On compte sur votre intervention afin de désigner un expert qui va statuer et faire le nécessaire afin de remédier la situation.
[sic]
[11] Monsieur Farhat réitère avoir constaté l’apparition d’un problème affectant ce plancher qu’en janvier 2009 mais il en ignorait alors la gravité. Ce n’est, toujours selon ce que raconte monsieur Farhat, qu’en septembre suivant qu’il en a réalisé l’étendue, le problème n’étant apparu que progressivement. Il reconnaitra toutefois en contre-interrogatoire qu’en janvier 2009, il y avait déjà un affaissement de quelque 7 mm.
[12] A également témoigné monsieur Normand Pitre, conciliateur au service de l’administrateur. Il a procédé à une visite des lieux le 4 février 2010 et fait rapport le 26 février suivant, rapport dont l’essentiel est reproduit plus haut.

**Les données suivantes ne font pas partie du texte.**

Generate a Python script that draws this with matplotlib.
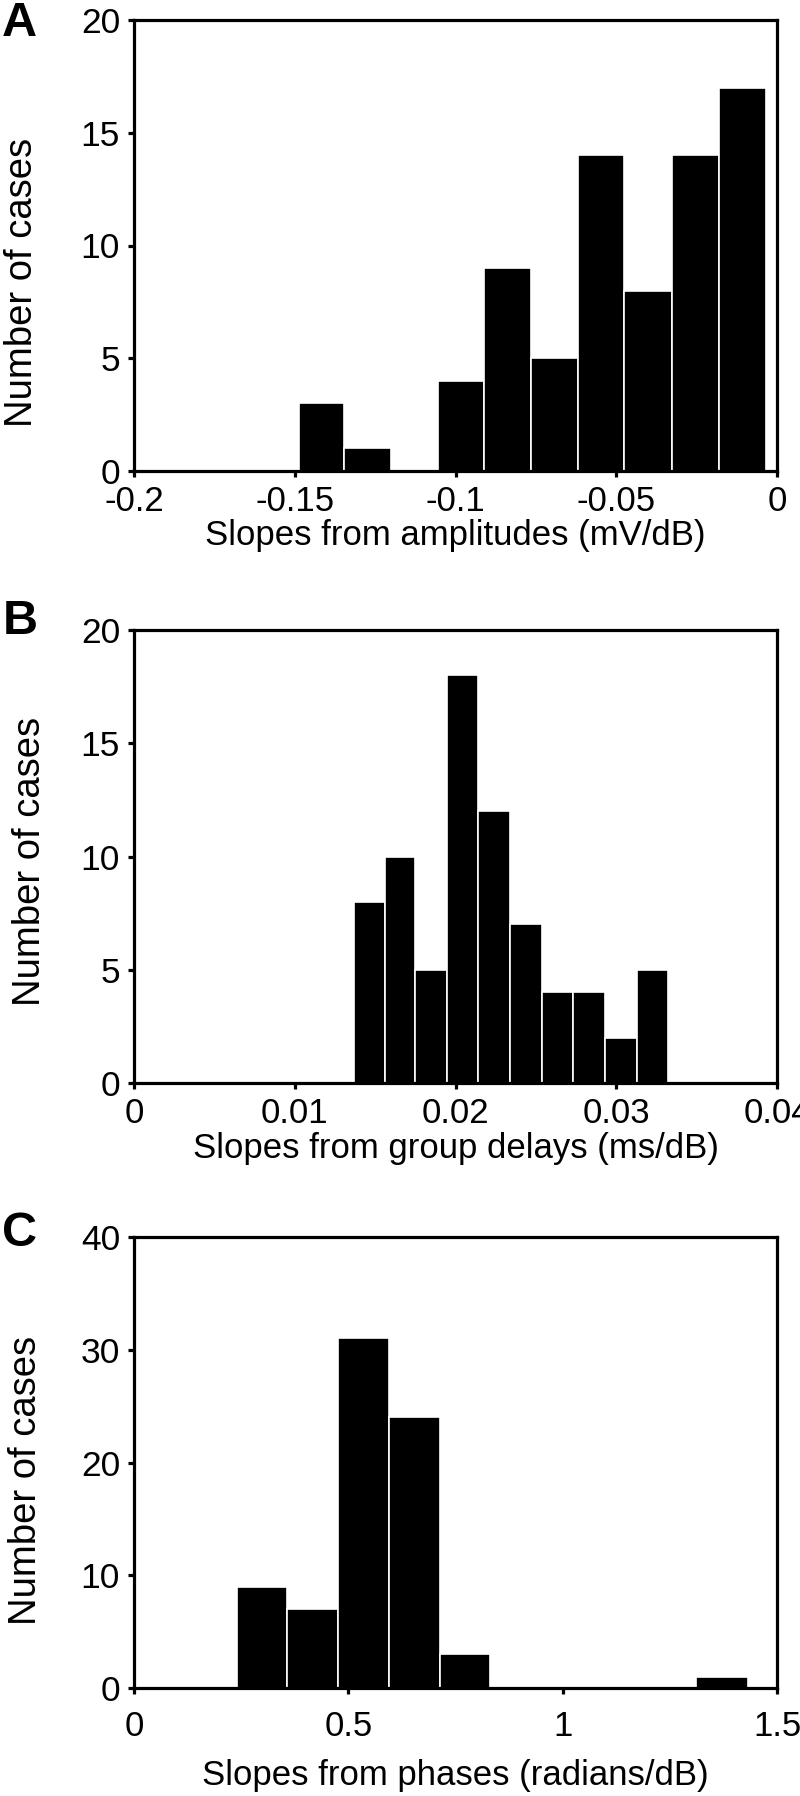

[13] Selon lui, le problème affectant les planchers était apparent dès la réception de l’unité, problème qui n’a donc pas été dénoncé à l’administrateur dans le délai prévu au Règlement. Au surplus, ajoute monsieur Pitre, même si le problème n’était apparu qu’en janvier 2009 au moment où les bénéficiaires en ont informé l’entrepreneur, il reste qu’ils n’ont pas avisé l’administrateur à l’intérieur du délai de six mois prévu au Règlement.
[14] Il reconnaît en contre-interrogatoire ne pas avoir été présent au moment de la réception mais il ajoute que, selon son expérience, il est fort peu probable qu’il y ait eu dégradation progressive comme le décrit le bénéficiaire, d’autant que la situation n’a pas évolué entre sa visite des lieux en février 2010 et celle effectuée aujourd’hui dans le cadre de la présente audience.
[15] Monsieur Patrick Gautreau est technologue professionnel. Les bénéficiaires l’ont retenu au printemps 2010 afin de réaliser une expertise technique concernant leur plancher. Selon lui, plusieurs déficiences affectent le plancher de l’unité : inclinaison des planchers et présence d’ondulations créant des bosses et des creux anormaux. Il écrit dans son rapport :
Les propriétaires sont en droit de s’attendre à une belle apparence des planchers, et ce, malgré certaines tolérances pouvant être jugées acceptables. Toutefois dans le cas qui nous concerne, les dénivelés, bosses et creux sont beaucoup trop apparents et nombreux pour être qualifiés de normaux. Une telle situation n’aurait pas pu être tolérée à la prise de possession par nos clients ou non observée par le représentant de l’entrepreneur un brin consciencieux lors de la visite pré-réception. C’est pourquoi nous sommes d’avis que les désordres sont apparus par la suite.
[...]
Nous constatons qu’il y a un dégagement approprié entre les lattes de bois franc et la cloison, [...]. Cependant, le contreplaqué constituant la couche de pose sous le bois franc est appuyé directement sur la cloison. Dans ces conditions, ce panneau peut subir des pressions advenant le fléchissement normal de la structure au séchage, mais également subir les effets de la dilatation.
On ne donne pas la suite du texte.